Apa Komentar Kompolnas?
Komisi
Kepolisian Nasional (Kompolnas) menilai, kasus perkosaan
terhadap IU,
merupakan persoalan serius yang harus cepat diselesaikan. Selain itu,
penyidik Unit Perlindungan Perempuan dan Anak (UPPA) Polda Gorontalo yang
menangani kasus ini diharapkan dapat memberikan rasa empati terhadap saksi
korban.
“Kompolnas
meminta agar penyidik tidak memaksa memeriksa korban pemerkosaan kecuali yang
bersangkutan sudah siap secara psikis,” tegas anggota Kompolnas, Hamidah
Abdurrahman melalui pesan singkat kepada Kompas.com, Rabu
(23/10/2013).
Dan terkait pernyataan dari
kepolisian gorontalo, bahwa IU bukanlah wanita baik-baik. Kompolnas juga
mengomentari dan bahkan mereka “marah”, “Apapun posisi korban, anggota Polri
tidak berhak melakukan hal-hal yang tidak pantas bagi seorang aparat penegak
hukum. Pekan depan, kami akan segera ke Gorontalo bersama Lembaga Perlindungan
Saksi dan korban (LPSK) untuk melakukan klarifikasi,” tegas Anggota Kompolnas
Hamidah Abdurrahman kepada JPNN, Rabu (17/10).

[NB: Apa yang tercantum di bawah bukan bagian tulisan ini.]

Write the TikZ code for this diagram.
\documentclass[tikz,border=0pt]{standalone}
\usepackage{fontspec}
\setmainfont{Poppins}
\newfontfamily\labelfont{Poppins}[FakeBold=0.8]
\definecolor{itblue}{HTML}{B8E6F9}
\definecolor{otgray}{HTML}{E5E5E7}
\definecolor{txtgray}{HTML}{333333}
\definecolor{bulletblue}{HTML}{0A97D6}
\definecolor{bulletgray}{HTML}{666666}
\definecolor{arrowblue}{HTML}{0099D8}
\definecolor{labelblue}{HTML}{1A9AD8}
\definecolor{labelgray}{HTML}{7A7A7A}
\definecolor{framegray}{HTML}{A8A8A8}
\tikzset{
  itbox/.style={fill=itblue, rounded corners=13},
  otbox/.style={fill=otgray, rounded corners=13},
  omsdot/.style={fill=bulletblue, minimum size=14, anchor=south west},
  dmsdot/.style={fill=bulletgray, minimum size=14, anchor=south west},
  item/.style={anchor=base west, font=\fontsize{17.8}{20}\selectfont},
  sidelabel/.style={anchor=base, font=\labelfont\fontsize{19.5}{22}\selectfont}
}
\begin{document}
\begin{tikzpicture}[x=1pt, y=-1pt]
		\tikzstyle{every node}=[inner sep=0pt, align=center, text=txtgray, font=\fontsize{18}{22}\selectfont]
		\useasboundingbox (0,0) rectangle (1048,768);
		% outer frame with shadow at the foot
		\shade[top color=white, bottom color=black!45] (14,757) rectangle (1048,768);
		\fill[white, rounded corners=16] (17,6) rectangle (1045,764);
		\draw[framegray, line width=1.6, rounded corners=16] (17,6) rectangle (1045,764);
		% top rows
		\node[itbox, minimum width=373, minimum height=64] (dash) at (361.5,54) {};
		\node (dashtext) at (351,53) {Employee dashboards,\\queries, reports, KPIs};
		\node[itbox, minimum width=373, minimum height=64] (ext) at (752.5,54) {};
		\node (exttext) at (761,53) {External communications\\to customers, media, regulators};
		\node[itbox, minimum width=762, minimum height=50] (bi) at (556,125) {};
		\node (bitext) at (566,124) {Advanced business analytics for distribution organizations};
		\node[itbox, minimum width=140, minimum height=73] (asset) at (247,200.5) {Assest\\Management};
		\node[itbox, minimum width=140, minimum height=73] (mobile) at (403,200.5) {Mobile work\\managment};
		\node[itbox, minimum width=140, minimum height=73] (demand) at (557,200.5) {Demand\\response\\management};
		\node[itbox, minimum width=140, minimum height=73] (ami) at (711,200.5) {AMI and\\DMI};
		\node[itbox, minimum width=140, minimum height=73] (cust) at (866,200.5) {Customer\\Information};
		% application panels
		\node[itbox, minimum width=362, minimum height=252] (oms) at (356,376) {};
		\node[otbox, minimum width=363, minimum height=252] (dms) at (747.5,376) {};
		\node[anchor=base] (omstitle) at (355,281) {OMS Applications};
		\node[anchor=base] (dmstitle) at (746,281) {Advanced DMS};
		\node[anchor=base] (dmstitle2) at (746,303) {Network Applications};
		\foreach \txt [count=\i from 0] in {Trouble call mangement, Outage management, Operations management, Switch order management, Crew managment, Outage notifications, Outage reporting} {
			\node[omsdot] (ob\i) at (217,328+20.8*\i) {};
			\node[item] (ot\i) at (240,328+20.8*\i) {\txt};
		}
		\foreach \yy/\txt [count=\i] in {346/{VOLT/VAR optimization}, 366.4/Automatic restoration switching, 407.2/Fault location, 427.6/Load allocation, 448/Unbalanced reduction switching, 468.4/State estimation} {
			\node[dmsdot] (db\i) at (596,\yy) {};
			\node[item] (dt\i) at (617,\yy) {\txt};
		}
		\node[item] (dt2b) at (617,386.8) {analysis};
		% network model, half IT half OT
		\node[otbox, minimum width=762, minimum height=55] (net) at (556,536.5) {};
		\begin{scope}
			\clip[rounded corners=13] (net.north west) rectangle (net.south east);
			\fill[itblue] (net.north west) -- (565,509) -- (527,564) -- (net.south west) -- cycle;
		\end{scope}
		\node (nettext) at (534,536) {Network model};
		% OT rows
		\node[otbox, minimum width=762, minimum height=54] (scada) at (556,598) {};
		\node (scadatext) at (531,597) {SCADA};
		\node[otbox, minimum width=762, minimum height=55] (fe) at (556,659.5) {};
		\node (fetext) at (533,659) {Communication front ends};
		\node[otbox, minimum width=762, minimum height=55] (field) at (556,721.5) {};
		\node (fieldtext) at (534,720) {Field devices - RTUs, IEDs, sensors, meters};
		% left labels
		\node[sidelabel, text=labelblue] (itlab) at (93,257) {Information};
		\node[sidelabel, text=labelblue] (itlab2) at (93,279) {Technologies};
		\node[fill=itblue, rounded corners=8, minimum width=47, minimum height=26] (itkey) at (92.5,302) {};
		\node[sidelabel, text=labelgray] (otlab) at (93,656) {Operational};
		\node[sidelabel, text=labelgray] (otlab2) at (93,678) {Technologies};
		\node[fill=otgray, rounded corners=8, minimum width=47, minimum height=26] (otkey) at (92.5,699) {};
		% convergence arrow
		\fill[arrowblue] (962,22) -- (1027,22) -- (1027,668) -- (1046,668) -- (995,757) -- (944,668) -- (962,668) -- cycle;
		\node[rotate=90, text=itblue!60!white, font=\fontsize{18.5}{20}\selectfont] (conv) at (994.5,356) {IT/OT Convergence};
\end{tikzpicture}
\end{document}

Hal senada juga diungkapkan M
Nasser. Yang merupakan Personil Kompolnas, “Pemeriksaan anggotanya kepolisian
Gorontalo yang diduga memperkosa anak di bawah umur harus segera dituntaskan.

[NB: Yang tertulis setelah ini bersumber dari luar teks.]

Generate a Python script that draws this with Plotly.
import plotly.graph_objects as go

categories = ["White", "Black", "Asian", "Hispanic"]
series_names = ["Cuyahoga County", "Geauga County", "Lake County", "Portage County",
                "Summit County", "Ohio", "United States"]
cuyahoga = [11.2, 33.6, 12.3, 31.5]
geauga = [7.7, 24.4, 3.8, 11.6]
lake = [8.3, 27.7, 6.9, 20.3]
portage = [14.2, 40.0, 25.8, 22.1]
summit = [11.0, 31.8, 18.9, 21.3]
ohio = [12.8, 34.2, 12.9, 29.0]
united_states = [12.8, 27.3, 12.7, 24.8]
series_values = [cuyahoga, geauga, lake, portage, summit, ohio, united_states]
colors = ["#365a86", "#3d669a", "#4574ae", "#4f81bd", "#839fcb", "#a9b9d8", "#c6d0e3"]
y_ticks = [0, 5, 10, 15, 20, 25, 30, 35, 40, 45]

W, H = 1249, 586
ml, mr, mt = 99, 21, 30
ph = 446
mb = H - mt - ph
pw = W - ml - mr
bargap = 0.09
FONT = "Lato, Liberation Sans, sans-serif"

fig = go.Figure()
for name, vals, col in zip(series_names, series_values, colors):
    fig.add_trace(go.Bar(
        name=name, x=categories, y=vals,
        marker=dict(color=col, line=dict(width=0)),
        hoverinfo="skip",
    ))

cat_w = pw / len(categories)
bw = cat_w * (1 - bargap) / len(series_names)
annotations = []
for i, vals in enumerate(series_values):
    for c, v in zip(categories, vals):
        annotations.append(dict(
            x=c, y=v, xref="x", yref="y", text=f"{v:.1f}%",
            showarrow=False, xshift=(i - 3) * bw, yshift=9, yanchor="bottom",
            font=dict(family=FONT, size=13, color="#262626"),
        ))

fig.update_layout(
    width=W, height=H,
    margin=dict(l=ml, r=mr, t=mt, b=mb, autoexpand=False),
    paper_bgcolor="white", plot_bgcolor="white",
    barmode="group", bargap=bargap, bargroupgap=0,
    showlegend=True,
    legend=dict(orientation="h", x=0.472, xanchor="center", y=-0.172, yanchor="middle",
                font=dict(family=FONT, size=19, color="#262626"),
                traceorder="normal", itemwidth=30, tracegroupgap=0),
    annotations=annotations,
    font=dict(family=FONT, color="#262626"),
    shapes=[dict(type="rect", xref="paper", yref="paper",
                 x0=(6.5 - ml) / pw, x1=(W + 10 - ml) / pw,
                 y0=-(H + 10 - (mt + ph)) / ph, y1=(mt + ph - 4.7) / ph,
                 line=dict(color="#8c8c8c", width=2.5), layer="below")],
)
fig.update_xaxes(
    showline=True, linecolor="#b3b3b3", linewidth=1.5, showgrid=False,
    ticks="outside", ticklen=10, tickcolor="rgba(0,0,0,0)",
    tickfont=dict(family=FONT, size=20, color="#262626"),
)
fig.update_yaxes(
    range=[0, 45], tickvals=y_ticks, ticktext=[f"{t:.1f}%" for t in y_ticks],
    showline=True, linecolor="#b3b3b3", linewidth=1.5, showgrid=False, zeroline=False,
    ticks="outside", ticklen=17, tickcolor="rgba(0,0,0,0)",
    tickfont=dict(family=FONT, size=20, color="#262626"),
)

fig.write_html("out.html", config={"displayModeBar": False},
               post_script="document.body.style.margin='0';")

Jangan sengaja diperlambat, apalagi karena alasan IU itu bukan perempuan
baik-baik,” ujarnya.
Dia menambahkan, jika benar
melakukan perkosaan, anggota polisi itu bisa dikenakan sanksi kode etik dan
juga pidana. “Jangan kait-kaitkan alasan perempuannya tidak benar. Kita harus
melihat dia itu korban dan sebagai polisi harusnya tidak boleh melakukan
tindakan asusila tersebut,” tegasnya.
Sebagai aparat penegak hukum,
polisi harusnya melindungi warganya dan bukan "memangsanya".

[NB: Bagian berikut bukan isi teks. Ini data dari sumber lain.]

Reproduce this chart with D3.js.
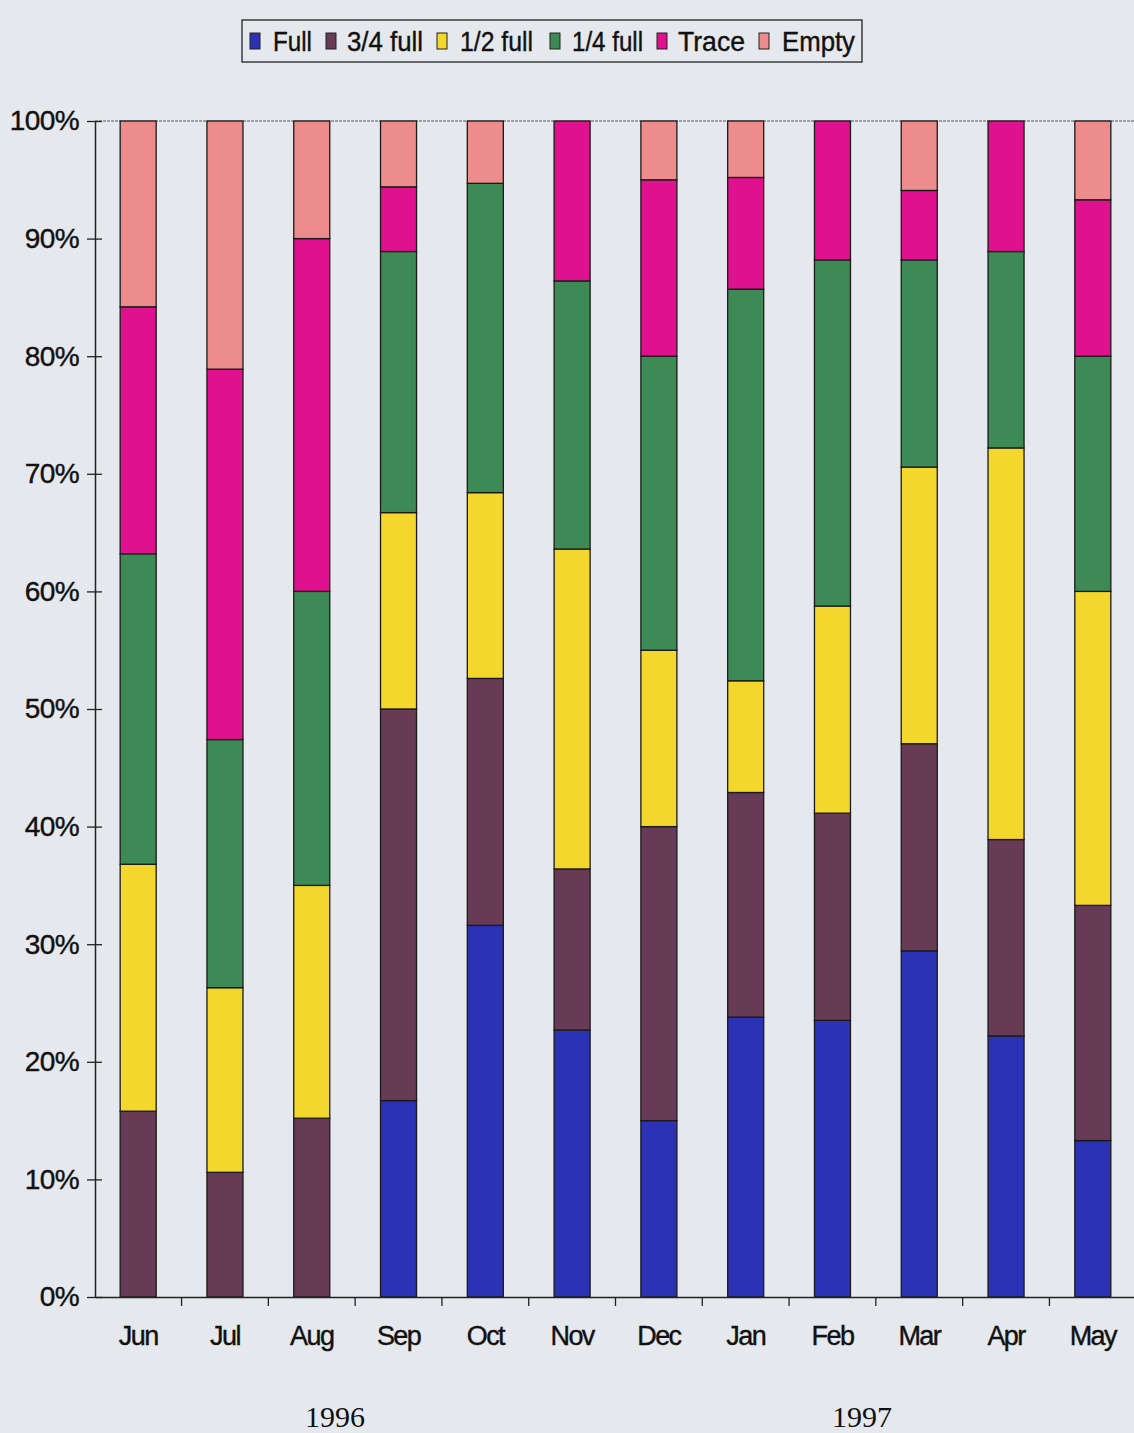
<!DOCTYPE html>
<html><head><meta charset="utf-8">
<script src="https://cdn.jsdelivr.net/npm/d3@7"></script>
<style>
html,body{margin:0;padding:0;background:#e5e8ec;}
svg{display:block;}
text{font-family:"Liberation Sans",Arial,sans-serif;}
</style></head>
<body>
<script>
const months = ["Jun","Jul","Aug","Sep","Oct","Nov","Dec","Jan","Feb","Mar","Apr","May"];
const seriesNames = ["Full","3/4 full","1/2 full","1/4 full","Trace","Empty"];
const full     = [0,    0,    0,    16.7, 31.6, 22.7, 15.0, 23.8, 23.5, 29.4, 22.2, 13.3];
const threeQ   = [15.8, 10.6, 15.2, 33.3, 21.0, 13.7, 25.0, 19.1, 17.6, 17.6, 16.7, 20.0];
const half     = [21.0, 15.7, 19.8, 16.7, 15.8, 27.2, 15.0, 9.5,  17.6, 23.5, 33.3, 26.7];
const quarter  = [26.4, 21.1, 25.0, 22.2, 26.3, 22.8, 25.0, 33.3, 29.4, 17.6, 16.7, 20.0];
const trace    = [21.0, 31.5, 30.0, 5.5,  0,    13.6, 15.0, 9.5,  11.8, 5.9,  11.1, 13.3];
const empty    = [15.8, 21.1, 10.0, 5.6,  5.3,  0,    5.0,  4.8,  0,    5.9,  0,    6.7];
const yTicks = [0,10,20,30,40,50,60,70,80,90,100];
const years = ["1996","1997"];
const colors = ["#2b33b4","#673a55","#f3d72c","#3e8a56","#e0118e","#ec8c8c"];

const W = 1134, H = 1433;
const svg = d3.select("body").append("svg").attr("width",W).attr("height",H);

const x = d3.scaleBand().domain(months).range([95, 1136]).paddingInner(0.585).paddingOuter(0.29);
const y = d3.scaleLinear().domain([0,100]).range([1297, 121]);

const table = months.map((m,i)=>({month:m, "Full":full[i], "3/4 full":threeQ[i], "1/2 full":half[i], "1/4 full":quarter[i], "Trace":trace[i], "Empty":empty[i]}));
const stack = d3.stack().keys(seriesNames).offset(d3.stackOffsetExpand)(table);

svg.append("line").attr("x1",95).attr("x2",W).attr("y1",y(100)).attr("y2",y(100))
  .attr("stroke","#555").attr("stroke-width",1).attr("stroke-dasharray","3,1");

const g = svg.append("g");
stack.forEach((s,si)=>{
  g.selectAll(null).data(s).enter().append("rect")
    .attr("x", d=>x(d.data.month))
    .attr("width", x.bandwidth())
    .attr("y", d=>y(d[1]*100))
    .attr("height", d=>Math.max(0, y(d[0]*100)-y(d[1]*100)))
    .attr("fill", colors[si])
    .attr("stroke","#1a1a1a").attr("stroke-width",1.3);
});

const txtStroke = sel => sel.attr("stroke","#111").attr("stroke-width",0.4);

// y axis
const yAxis = d3.axisLeft(y).tickValues(yTicks).tickFormat(d=>d+"%").tickSize(0).tickPadding(16);
const ya = svg.append("g").attr("transform","translate(95,0)").call(yAxis);
ya.select(".domain").attr("stroke","#222").attr("stroke-width",1.5);
ya.selectAll(".tick text").attr("font-size",28).attr("fill","#111").attr("letter-spacing","-0.6px").call(txtStroke);
ya.selectAll(".tick").append("line").attr("x1",-8).attr("x2",7).attr("stroke","#222").attr("stroke-width",1.3);

// x axis
const xa = svg.append("g").attr("transform",`translate(0,${y(0)})`).call(d3.axisBottom(x).tickSize(0).tickPadding(29));
xa.select(".domain").attr("stroke","#222").attr("stroke-width",1.5);
xa.selectAll(".tick text").attr("font-size",27).attr("fill","#111").attr("letter-spacing","-1.6px").call(txtStroke);
const step = x.step();
months.forEach((m,i)=>{
  const bx = x(m) + x.bandwidth()/2 + step/2;
  xa.append("line").attr("x1",bx).attr("x2",bx).attr("y1",0).attr("y2",9).attr("stroke","#222").attr("stroke-width",1.3);
});

// year labels
const yearX = [335, 862];
years.forEach((lab,i)=>{
  svg.append("text").attr("x", yearX[i]).attr("y",1427)
    .attr("text-anchor","middle").style("font-family","'Liberation Serif',serif")
    .attr("font-size",30).attr("fill","#111").text(lab);
});

// legend
const lg = svg.append("g");
lg.append("rect").attr("x",242).attr("y",20).attr("width",620).attr("height",42)
  .attr("fill","none").attr("stroke","#222").attr("stroke-width",1.3);
const legSq = [250, 326, 437, 550, 657, 759];
const legTx = [273, 347, 460, 572, 678, 782];
const legLen = [39, 76, 73, 71, 67, 73];
seriesNames.forEach((n,i)=>{
  lg.append("rect").attr("x",legSq[i]).attr("y",33).attr("width",10).attr("height",16)
    .attr("fill",colors[i]).attr("stroke","#222").attr("stroke-width",1);
  lg.append("text").attr("x",legTx[i]).attr("y",51).attr("font-size",28)
    .attr("textLength",legLen[i]).attr("lengthAdjust","spacingAndGlyphs")
    .attr("fill","#111").call(txtStroke).text(n);
});
</script>
</body></html>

"Siapapun korbannya, hukum itu tidak boleh memandang hal-hal yang seperti
itu,” kata Nasser.
Bagaimana Tuntutan Publik?
Karena
perbuatan yang dilakukan oleh para oknum anggota polisi tersebut merupakan hal
yang sangat memalukan dan tidak bermoral, praktis publik pun akan mengutuknya. Salah
satu tuntutan publik itu diwakili oleh seorang anggota DPR RI dan sekaligus Ketua
Kaukus Hak Asasi Manusia Parlemen ASEAN (APHR) Eva Kusuma Sundari, dimana ia
menyatakan, bahwa pelaku harus mendapat hukuman seberat-beratnya. Dia mendesak lembaga peradilan menghukum seumur
hidup kepada oknum anggota Polda tersebut jika terbukti memperkosa anak di
bawah umur. Seperti yang diungkapkannya “Pemerkosaan berkelompok oleh para
oknum anggota polisi terhadap korban yang masih berusia di bawah umur tersebut
merupakan tindakan seperti binatang, brutal, tidak bisa diterima oleh akal
sehat.”
Eva
mendesak Polda Gorontalo untuk menindaklanjuti laporan orang tua korban secara
serius dengan mengusut anggotanya yang terlibat. Dia mencontohkan penanganan
kasus pemerkosaan di India yang dihukum mati karena melakukan kejahatan seksual
kepada anak bawah umur dan melakukan pemerkosaan berulang. “Kapolri harus merespons krisis integritas
dijajarannya, terutama terhadap fakta-fakta bahwa para aparat kepolisian justru
pelaku kejahatan seksual. Bukan tidak mungkin, ini juga terjadi di daerah
lainnya di Indonesia,” ujarnya kepada beberapa awak media.